The Bones of Lazarus
- Book cover
- Authors: John Derhak
- Cover artist: Edward W. Derhak
- Language: English
- Genre: Paranormal, suspense
- Publisher: Back Channel Press
- Publication date: 2012
- Publication place: United States
- Media type: Print (paperback)
- Pages: 266
- ISBN: 978-1934582503

= The Bones of Lazarus =

Paranormal suspense novel by John Derhak

The Bones of Lazarus (Back Channel Press, 2012) is a novel by John Derhak. Originally a short story that appeared in Chill Your Cockles (2008), The Bones of Lazarus is also the title of a song by the rock band, moe., from the 2012 studio album, What Happened to the La Las. The song was named in recognition of the novel.

== Plot summary ==
The Bones of Lazarus is a fast-paced, supernatural thriller and mystery that traces intersecting lives on a war-torn, resource rich, Caribbean island.
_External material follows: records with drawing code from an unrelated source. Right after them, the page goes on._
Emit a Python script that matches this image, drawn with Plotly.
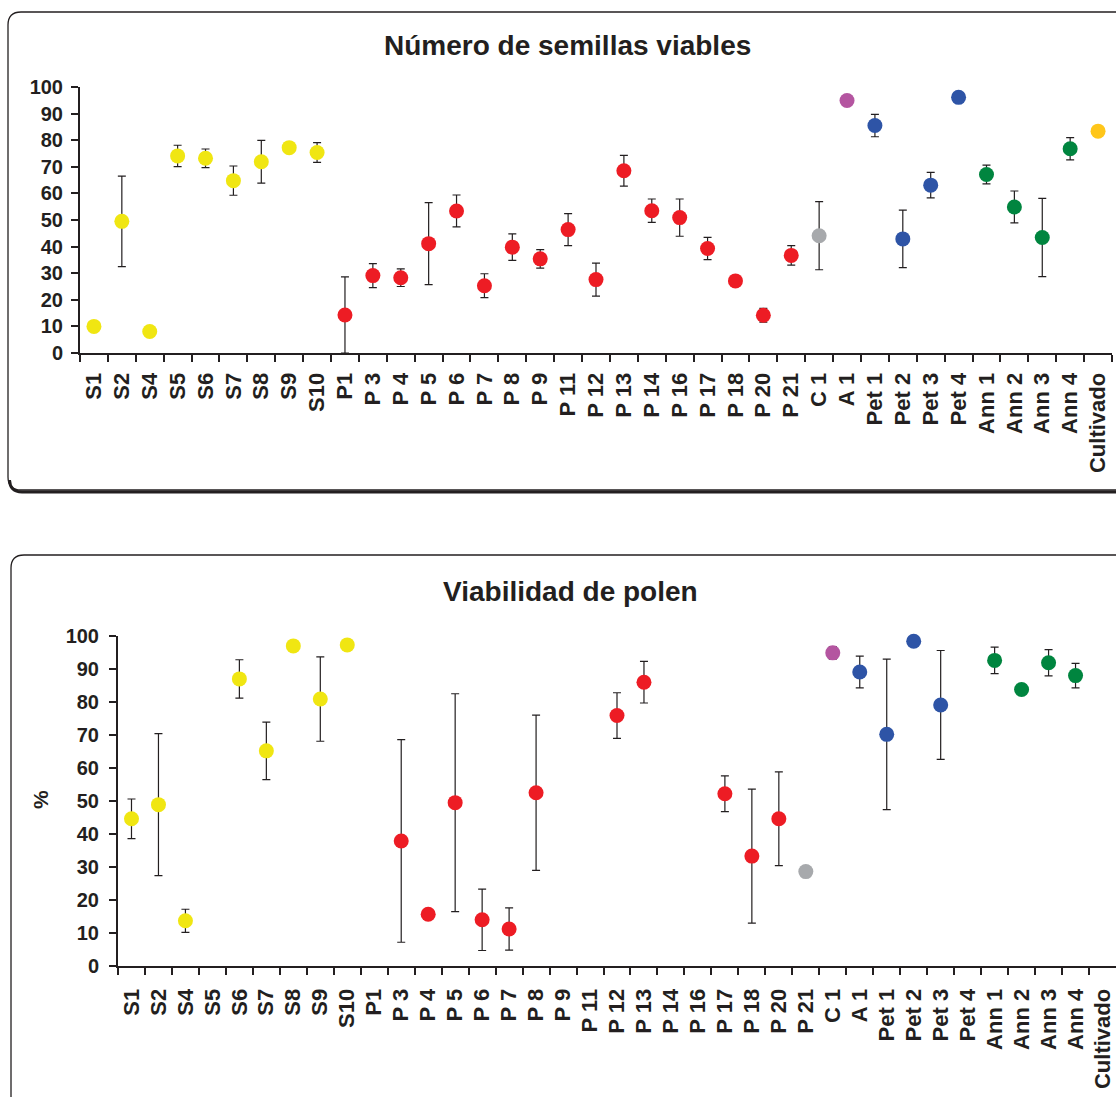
import plotly.graph_objects as go

# ---------------- data ----------------
categories = ["S1", "S2", "S4", "S5", "S6", "S7", "S8", "S9", "S10",
              "P1", "P 3", "P 4", "P 5", "P 6", "P 7", "P 8", "P 9", "P 11", "P 12",
              "P 13", "P 14", "P 16", "P 17", "P 18", "P 20", "P 21",
              "C 1", "A 1", "Pet 1", "Pet 2", "Pet 3", "Pet 4",
              "Ann 1", "Ann 2", "Ann 3", "Ann 4", "Cultivado"]

# Número de semillas viables
seeds_vals = [10, 49.5, 8.1, 74.1, 73.2, 64.8, 71.9, 77.2, 75.4,
              14.3, 29.1, 28.3, 41.1, 53.4, 25.3, 39.8, 35.4, 46.4, 27.6,
              68.5, 53.5, 50.9, 39.3, 27.1, 14.2, 36.7,
              44.1, 94.9, 85.5, 42.9, 63.1, 96.1,
              67.1, 54.9, 43.4, 76.8, 83.4]
seeds_err = [0, 17, 0, 4, 3.5, 5.5, 8, 0, 3.7,
             14.3, 4.5, 3.3, 15.4, 6, 4.5, 5, 3.5, 6, 6.2,
             5.8, 4.4, 7, 4.2, 0, 2.6, 3.7,
             12.8, 0, 4.2, 10.8, 4.8, 0,
             3.5, 6, 14.7, 4.2, 0]
seeds_group = ["S"] * 9 + ["P"] * 17 + ["C", "A", "Pet", "Pet", "Pet", "Pet",
                                        "Ann", "Ann", "Ann", "Ann", "Cult"]

# Viabilidad de polen (%)
pollen_vals = [44.6, 48.9, 13.7, None, 87, 65.2, 97, 80.9, 97.3,
               None, 37.9, 15.7, 49.5, 14.0, 11.2, 52.5, None, None, 75.9,
               86.0, None, None, 52.2, 33.3, 44.6, 28.6,
               94.9, 89.1, 70.2, 98.4, 79.1, None,
               92.6, 83.8, 91.9, 88.0, None]
pollen_err = [6, 21.5, 3.5, 0, 5.8, 8.7, 0, 12.8, 0,
              0, 30.7, 0, 33, 9.3, 6.4, 23.5, 0, 0, 6.9,
              6.3, 0, 0, 5.4, 20.3, 14.2, 0,
              1.9, 4.8, 22.8, 0, 16.5, 0,
              4, 0, 4, 3.7, 0]
pollen_group = ["S"] * 9 + ["P"] * 16 + ["C", "A", "Pet", "Pet", "Pet", "Pet", "Pet",
                                         "Ann", "Ann", "Ann", "Ann", "Cult"]

yticks = [0, 10, 20, 30, 40, 50, 60, 70, 80, 90, 100]

# ---------------- style ----------------
palette = {"S": "#F0E612", "P": "#ED1C24", "C": "#A7A9AC", "A": "#B455A0",
           "Pet": "#2E54A6", "Ann": "#00853F", "Cult": "#FFC61A"}
INK = "#231F20"
FONT = "Liberation Sans, Arial, sans-serif"
W, H = 1116, 1097


def px(x):
    return x / W


def py(y):
    return 1 - y / H


fig = go.Figure()

fig.add_trace(go.Scatter(
    x=categories, y=seeds_vals, mode="markers", xaxis="x", yaxis="y",
    marker=dict(size=15, color=[palette[g] for g in seeds_group], line=dict(width=0)),
    error_y=dict(type="data", array=seeds_err, color=INK, thickness=1.2, width=4),
    cliponaxis=False, showlegend=False))

fig.add_trace(go.Scatter(
    x=categories, y=pollen_vals, mode="markers", xaxis="x2", yaxis="y2",
    marker=dict(size=15, color=[palette[g] for g in pollen_group], line=dict(width=0)),
    error_y=dict(type="data", array=pollen_err, color=INK, thickness=1.2, width=4),
    cliponaxis=False, showlegend=False))


def xaxis_style(standoff):
    return dict(type="category", categoryorder="array", categoryarray=categories,
                range=[-0.5, len(categories) - 0.5], tickson="boundaries",
                ticks="outside", ticklen=7, tickwidth=2, tickcolor=INK,
                showline=True, linewidth=2, linecolor=INK, showgrid=False,
                tickangle=-90, ticklabelstandoff=standoff,
                tickfont=dict(family=FONT, size=22, color=INK, weight="bold"),
                automargin=False, fixedrange=True)


def yaxis_style(standoff):
    return dict(range=[0, 100], tickvals=yticks, ticks="outside", ticklen=7, tickwidth=2,
                tickcolor=INK, showline=True, linewidth=2, linecolor=INK, showgrid=False,
                zeroline=False, ticklabelstandoff=standoff,
                tickfont=dict(family=FONT, size=20, color=INK, weight="bold"),
                automargin=False, fixedrange=True)


fig.update_layout(
    width=W, height=H, autosize=False,
    margin=dict(l=0, r=0, t=0, b=0, pad=0, autoexpand=False),
    paper_bgcolor="white", plot_bgcolor="white",
    xaxis=dict(domain=[px(80), px(1112)], anchor="y", **xaxis_style(9)),
    yaxis=dict(domain=[py(353), py(87)], anchor="x", **yaxis_style(4)),
    xaxis2=dict(domain=[px(118), 1.0], anchor="y2", **xaxis_style(12)),
    yaxis2=dict(domain=[py(966), py(636)], anchor="x2", **yaxis_style(6)),
)

# titles and % label
fig.add_annotation(x=px(567), y=py(46), xref="paper", yref="paper",
                   text="Número de semillas viables", showarrow=False,
                   xanchor="center", yanchor="middle",
                   font=dict(family=FONT, size=28, color=INK, weight="bold"))
fig.add_annotation(x=px(570), y=py(591), xref="paper", yref="paper",
                   text="Viabilidad de polen", showarrow=False,
                   xanchor="center", yanchor="middle",
                   font=dict(family=FONT, size=28, color=INK, weight="bold"))
fig.add_annotation(x=px(40), y=py(800), xref="paper", yref="paper",
                   text="%", showarrow=False, textangle=-90,
                   xanchor="center", yanchor="middle",
                   font=dict(family=FONT, size=21, color=INK, weight="bold"))


def P(x, y):
    return f"{px(x):.5f},{py(y):.5f}"


# rounded frames with shadow
r = 13
top_box = (f"M {P(1130, 12)} L {P(8 + r, 12)} Q {P(8, 12)} {P(8, 12 + r)} "
           f"L {P(8, 490 - r)} Q {P(8, 490)} {P(8 + r, 490)} L {P(1130, 490)}")
top_shadow = (f"M {P(9.5, 480)} Q {P(10, 492)} {P(8 + r + 1, 492)} L {P(1130, 492)}")
bot_box = (f"M {P(1130, 555)} L {P(11 + r, 555)} Q {P(11, 555)} {P(11, 555 + r)} "
           f"L {P(11, 1110)}")
fig.add_shape(type="path", path=top_shadow, xref="paper", yref="paper",
              line=dict(color=INK, width=3), layer="below")
fig.add_shape(type="path", path=top_box, xref="paper", yref="paper",
              line=dict(color=INK, width=1.3), layer="below")
fig.add_shape(type="path", path=bot_box, xref="paper", yref="paper",
              line=dict(color=INK, width=1.3), layer="below")

fig.write_html("out.html", config={"displayModeBar": False},
               post_script="document.body.style.margin='0';document.body.style.padding='0';")
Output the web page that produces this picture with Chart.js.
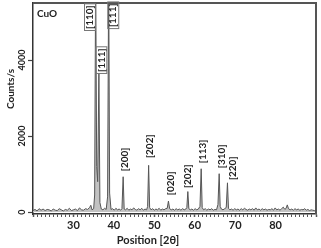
<!DOCTYPE html>
<html>
<head>
<meta charset="utf-8">
<script src="https://cdn.jsdelivr.net/npm/chart.js@4.4.1/dist/chart.umd.min.js"></script>
<style>
  html, body { margin: 0; padding: 0; background: #fff; }
  #wrap { width: 321px; height: 248px; }
</style>
</head>
<body>
<div id="wrap"><canvas id="xrd" width="321" height="248"></canvas></div>
<script>
// ---------- DATA ----------
const positions = [
  20, 20.5, 21, 21.5, 22, 22.5, 23, 23.5, 24, 24.5, 25, 25.5, 26, 26.5, 27, 27.5, 28, 28.5, 29, 29.5,
  30, 30.5, 31, 31.5, 32, 32.5, 33, 33.5, 34, 34.3, 34.6, 35.0, 35.25, 35.5, 35.75, 36.0, 36.3, 36.55, 36.9,
  37.3, 37.7, 38.1, 38.45, 38.72, 38.95, 39.3, 39.7, 40.1, 40.5, 40.9, 41.3, 41.7, 42.0, 42.3, 42.55, 42.9,
  43.3, 43.7, 44.1, 44.5, 44.9, 45.3, 45.7, 46.1, 46.5, 46.9, 47.3, 47.7, 48.1, 48.35, 48.6, 48.85, 49.2,
  49.6, 50.0, 50.4, 50.8, 51.2, 51.6, 52.0, 52.4, 52.8, 53.2, 53.5, 53.8, 54.2, 54.6, 55.0, 55.4, 55.8,
  56.2, 56.6, 57.0, 57.4, 57.8, 58.05, 58.3, 58.55, 58.9, 59.3, 59.7, 60.1, 60.5, 60.9, 61.3, 61.6, 61.85,
  62.2, 62.6, 63.0, 63.4, 63.8, 64.2, 64.6, 65.0, 65.4, 65.75, 66.05, 66.3, 66.6, 67.0, 67.4, 67.8, 68.1,
  68.35, 68.7, 69.1, 69.5, 69.9, 70.3, 70.7, 71.1, 71.5, 71.9, 72.3, 72.7, 73.1, 73.5, 73.9, 74.3, 74.7,
  75.1, 75.5, 75.9, 76.3, 76.7, 77.1, 77.5, 77.9, 78.3, 78.7, 79.1, 79.5, 79.9, 80.3, 80.7, 81.1, 81.5,
  81.9, 82.3, 82.6, 82.9, 83.2, 83.6, 84.0, 84.4, 84.8, 85.2, 85.6, 86.0, 86.4, 86.8, 87.2, 87.6, 88.0,
  88.4, 88.8, 89.2, 89.6, 90
];
const counts = [
  40, 70, 30, 90, 50, 80, 40, 70, 60, 30, 80, 50, 40, 90, 60, 30, 70, 50, 100, 40,
  60, 80, 40, 110, 60, 50, 90, 70, 120, 180, 60, 90, 450, 6300, 1200, 800, 3650, 250, 80,
  60, 100, 70, 400, 6300, 500, 70, 90, 50, 100, 60, 80, 50, 90, 930, 80, 60,
  100, 50, 80, 60, 110, 70, 50, 90, 60, 100, 50, 80, 60, 150, 1230, 120, 60,
  90, 50, 80, 60, 100, 50, 80, 60, 90, 100, 290, 90, 60, 80, 50, 90, 60,
  80, 50, 90, 60, 80, 120, 540, 90, 60, 80, 50, 90, 60, 80, 150, 1140, 120,
  60, 90, 50, 80, 60, 90, 50, 70, 60, 200, 1010, 150, 80, 60, 90, 120, 770,
  100, 60, 80, 50, 90, 60, 80, 50, 90, 60, 100, 70, 50, 80, 60, 90, 50,
  110, 60, 80, 50, 90, 60, 80, 50, 70, 60, 90, 50, 110, 60, 80, 50, 90,
  130, 70, 100, 190, 90, 60, 80, 50, 90, 60, 80, 50, 70, 60, 90, 50, 70,
  40, 60, 50, 40, 50
];

// peak labels: text, anchor position (2θ), lower end of label (counts), framed or not
const peakLabels = ["[110]", "[111]", "[111]", "[200]", "[202]", "[020]", "[202]", "[113]", "[310]", "[220]"];
const labelPos   = [34.1, 36.9, 39.85, 42.6, 48.8, 54.2, 58.3, 61.9, 66.65, 69.4];
const labelBase  = [4790, 3660, 4840, 1050, 1395, 420, 605, 1260, 1130, 815];
const labelBoxed = [true, true, true, false, false, false, false, false, false, false];

const yTickValues = [0, 2000, 4000];
const xLabelValues = [30, 40, 50, 60, 70, 80];

const sampleName = "CuO";
const xTitle = "Position [2θ]";
const yTitle = "Counts/s";

// ---------- STYLE ----------
const FONT = "Lato, 'Open Sans', sans-serif";
const INK = "#222";

// ---------- PLUGINS ----------
const decorations = {
  id: "decorations",
  afterDraw(chart) {
    const { ctx, chartArea: a, scales } = chart;
    const xs = scales.x, ys = scales.y;
    ctx.save();

    // top / right frame
    ctx.strokeStyle = "#555";
    ctx.lineWidth = 2;
    ctx.beginPath();
    ctx.moveTo(a.left, a.top);
    ctx.lineTo(a.right, a.top);
    ctx.lineTo(a.right, a.bottom);
    ctx.stroke();

    // rotated y tick labels
    ctx.fillStyle = INK;
    ctx.font = "bold 9px " + FONT;
    ctx.textAlign = "center";
    ctx.textBaseline = "middle";
    ys.ticks.forEach(t => {
      const py = ys.getPixelForValue(t.value);
      ctx.save();
      ctx.translate(a.left - 11, py);
      ctx.rotate(-Math.PI / 2);
      ctx.fillText(String(t.value), 0, 0);
      ctx.restore();
    });

    // axis titles
    ctx.font = "bold 10px " + FONT;
    ctx.save();
    ctx.translate(11, 89);
    ctx.rotate(-Math.PI / 2);
    ctx.fillText(yTitle, 0, 0);
    ctx.restore();
    ctx.font = "bold 11px " + FONT;
    ctx.fillText(xTitle, 148, 240);

    // sample name
    ctx.font = "bold 10px " + FONT;
    ctx.textAlign = "left";
    ctx.fillText(sampleName, a.left + 4, 14);

    // peak labels
    ctx.font = "bold 10px " + FONT;
    peakLabels.forEach((txt, i) => {
      const px = xs.getPixelForValue(labelPos[i]);
      const py = ys.getPixelForValue(labelBase[i]);
      const w = ctx.measureText(txt).width;
      ctx.save();
      ctx.translate(px, py);
      ctx.rotate(-Math.PI / 2);
      ctx.textAlign = "left";
      ctx.textBaseline = "middle";
      ctx.fillStyle = INK;
      ctx.fillText(txt, 1, 0);
      if (labelBoxed[i]) {
        ctx.strokeStyle = "#777";
        ctx.lineWidth = 1;
        ctx.strokeRect(-0.5, -5.5, w + 3, 11);
      }
      ctx.restore();
    });

    ctx.restore();
  }
};

// ---------- CHART ----------
const points = positions.map((p, i) => ({ x: p, y: counts[i] }));

new Chart(document.getElementById("xrd"), {
  type: "line",
  data: {
    datasets: [{
      data: points,
      borderColor: "#555",
      backgroundColor: "#c2c2c2",
      borderWidth: 1,
      pointRadius: 0,
      tension: 0,
      fill: "origin"
    }]
  },
  options: {
    responsive: false,
    animation: false,
    devicePixelRatio: 1,
    layout: { padding: { top: 3, right: 5, left: 0, bottom: 0 } },
    plugins: { legend: { display: false }, tooltip: { enabled: false } },
    scales: {
      x: {
        type: "linear",
        min: 20,
        max: 90,
        afterFit: s => { s.height = 34; },
        ticks: {
          stepSize: 1,
          autoSkip: false,
          maxRotation: 0,
          padding: 2,
          color: INK,
          font: { family: FONT, size: 11, weight: "bold" },
          callback: v => xLabelValues.includes(v) ? String(v) : ""
        },
        grid: {
          drawOnChartArea: false,
          tickLength: 3,
          tickColor: "#555",
          tickWidth: ctx => (ctx.tick && ctx.tick.value % 10 === 0 ? 1.5 : 1)
        },
        border: { display: true, color: "#333", width: 1.5 }
      },
      y: {
        min: -50,
        max: 5500,
        afterFit: s => { s.width = 33; },
        afterBuildTicks: s => { s.ticks = yTickValues.map(v => ({ value: v })); },
        ticks: { display: false },
        grid: { drawOnChartArea: false, tickLength: 5, tickColor: "#444", tickWidth: 1.2 },
        border: { display: true, color: "#333", width: 1.5 }
      }
    }
  },
  plugins: [decorations]
});
</script>
</body>
</html>
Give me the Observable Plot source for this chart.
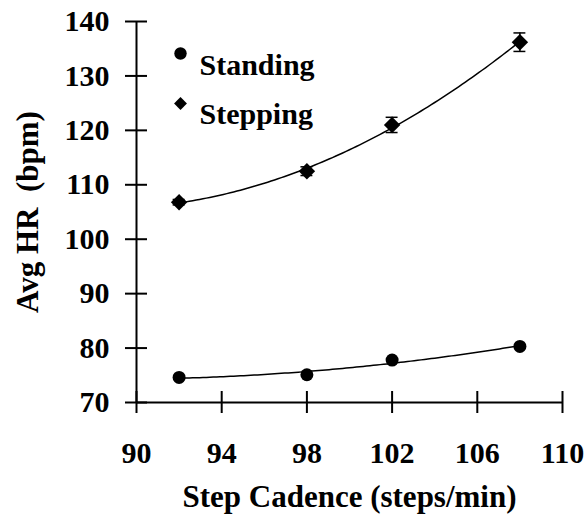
<!DOCTYPE html>
<html>
<head>
<meta charset="utf-8">
<script src="https://cdn.jsdelivr.net/npm/d3@7"></script>
<script src="https://cdn.jsdelivr.net/npm/@observablehq/plot@0.6"></script>
<style>
  html, body { margin: 0; padding: 0; background: #fff; }
  #chart svg { display: block; }
</style>
</head>
<body>
<div id="chart"></div>
<script>
// Data
const cadence = [92, 98, 102, 108];
const standingHR = [74.6, 75.1, 77.8, 80.3];
const standingErr = [0.4, 0.4, 0.4, 0.5];
const steppingHR = [106.8, 112.5, 121.0, 136.2];
const steppingErr = [0.5, 0.8, 1.4, 1.7];
const xTicks = [90, 94, 98, 102, 106, 110];
const yTicks = [70, 80, 90, 100, 110, 120, 130, 140];
const seriesNames = ["Standing", "Stepping"];

const FONT = "'Liberation Serif', 'Times New Roman', serif";

const standing = cadence.map((x, i) => ({x, y: standingHR[i], e: standingErr[i]}));
const stepping = cadence.map((x, i) => ({x, y: steppingHR[i], e: steppingErr[i]}));

// Quadratic least-squares trendline (derived from the data)
function quadFit(pts) {
  let S = [0,0,0,0,0], T = [0,0,0];
  for (const p of pts) {
    for (let k = 0; k < 5; k++) S[k] += Math.pow(p.x, k);
    for (let k = 0; k < 3; k++) T[k] += Math.pow(p.x, k) * p.y;
  }
  const A = [[S[0],S[1],S[2],T[0]],[S[1],S[2],S[3],T[1]],[S[2],S[3],S[4],T[2]]];
  for (let i = 0; i < 3; i++) {
    for (let j = i+1; j < 3; j++) {
      const f = A[j][i] / A[i][i];
      for (let k = i; k < 4; k++) A[j][k] -= f * A[i][k];
    }
  }
  const c = [0,0,0];
  for (let i = 2; i >= 0; i--) {
    let s = A[i][3];
    for (let k = i+1; k < 3; k++) s -= A[i][k] * c[k];
    c[i] = s / A[i][i];
  }
  const x0 = d3.min(pts, d => d.x), x1 = d3.max(pts, d => d.x);
  return d3.range(0, 101).map(t => {
    const x = x0 + (x1 - x0) * t / 100;
    return {x, y: c[0] + c[1]*x + c[2]*x*x};
  });
}
const standingFit = quadFit(standing);
const steppingFit = quadFit(stepping);

const W = 588, H = 517, ML = 136, MR = 26, MT = 21, MB = 115;
const frameW = W - ML - MR, frameH = H - MT - MB;
const TICK = 11;

const chart = Plot.plot({
  width: W,
  height: H,
  marginLeft: ML,
  marginRight: MR,
  marginTop: MT,
  marginBottom: MB,
  style: {fontFamily: FONT, fontWeight: "bold", fontSize: "30px", color: "#000", background: "#fff"},
  x: {domain: [90, 110]},
  y: {domain: [70, 140]},
  marks: [
    // axis lines
    Plot.ruleY([70], {stroke: "#000", strokeWidth: 2}),
    Plot.ruleX([90], {stroke: "#000", strokeWidth: 2}),
    // tick marks crossing the axes
    Plot.tickX(xTicks, {x: d => d, insetTop: frameH - TICK, insetBottom: -TICK, stroke: "#000", strokeWidth: 2}),
    Plot.tickY(yTicks, {y: d => d, insetLeft: -TICK, insetRight: frameW - TICK, stroke: "#000", strokeWidth: 2}),
    // tick labels
    Plot.axisX({ticks: xTicks, tickSize: 0, tickPadding: 39, label: null, fontSize: 30, fontWeight: "bold"}),
    Plot.axisY({ticks: yTicks, tickSize: 0, tickPadding: 27, label: null, fontSize: 30, fontWeight: "bold"}),
    // trendlines
    Plot.line(standingFit, {x: "x", y: "y", stroke: "#000", strokeWidth: 1.5}),
    Plot.line(steppingFit, {x: "x", y: "y", stroke: "#000", strokeWidth: 1.5}),
    // error bars
    Plot.ruleX(stepping, {x: "x", y1: d => d.y - d.e, y2: d => d.y + d.e, stroke: "#000", strokeWidth: 1.5}),
    Plot.ruleY(stepping, {y: d => d.y - d.e, x1: d => d.x - 0.28, x2: d => d.x + 0.28, stroke: "#000", strokeWidth: 1.5}),
    Plot.ruleY(stepping, {y: d => d.y + d.e, x1: d => d.x - 0.28, x2: d => d.x + 0.28, stroke: "#000", strokeWidth: 1.5}),
    Plot.ruleX(standing, {x: "x", y1: d => d.y - d.e, y2: d => d.y + d.e, stroke: "#000", strokeWidth: 1.5}),
    // points
    Plot.dot(standing, {x: "x", y: "y", r: 6.5, fill: "#000", symbol: "circle"}),
    Plot.dot(stepping, {x: "x", y: "y", r: 7.4, fill: "#000", symbol: "diamond2"}),
    // legend
    Plot.dot([seriesNames[0]], {frameAnchor: "top-left", dx: 44, dy: 32, r: 6.2, fill: "#000", symbol: "circle"}),
    Plot.dot([seriesNames[1]], {frameAnchor: "top-left", dx: 44, dy: 82, r: 5.8, fill: "#000", symbol: "diamond2"}),
    Plot.text([seriesNames[0]], {text: d => d, frameAnchor: "top-left", dx: 63, dy: 32, textAnchor: "start", fontSize: 30, fontWeight: "bold"}),
    Plot.text([seriesNames[1]], {text: d => d, frameAnchor: "top-left", dx: 63, dy: 81, textAnchor: "start", fontSize: 30, fontWeight: "bold"}),
    // axis titles
    Plot.text(["Avg HR\u00a0 (bpm)"], {text: d => d, frameAnchor: "left", textAnchor: "middle", dx: -108, rotate: -90, fontSize: 31, fontWeight: "bold"}),
    Plot.text(["Step Cadence (steps/min)"], {text: d => d, frameAnchor: "bottom", textAnchor: "middle", dy: 104, fontSize: 31, fontWeight: "bold"})
  ]
});
document.getElementById("chart").appendChild(chart);
</script>
</body>
</html>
The plot revolves around the premise that Lazarus of Bethany, upon his resurrection by the hand of Christ, becomes an immortal creature of Judgment, seeking the hearts and souls of the wicked throughout time.

== Major themes ==
Themes explored by Derhak include political and social manipulation, terrorism, arms proliferation, the selling of news as entertainment, plunder of natural resources, and religious exploitation.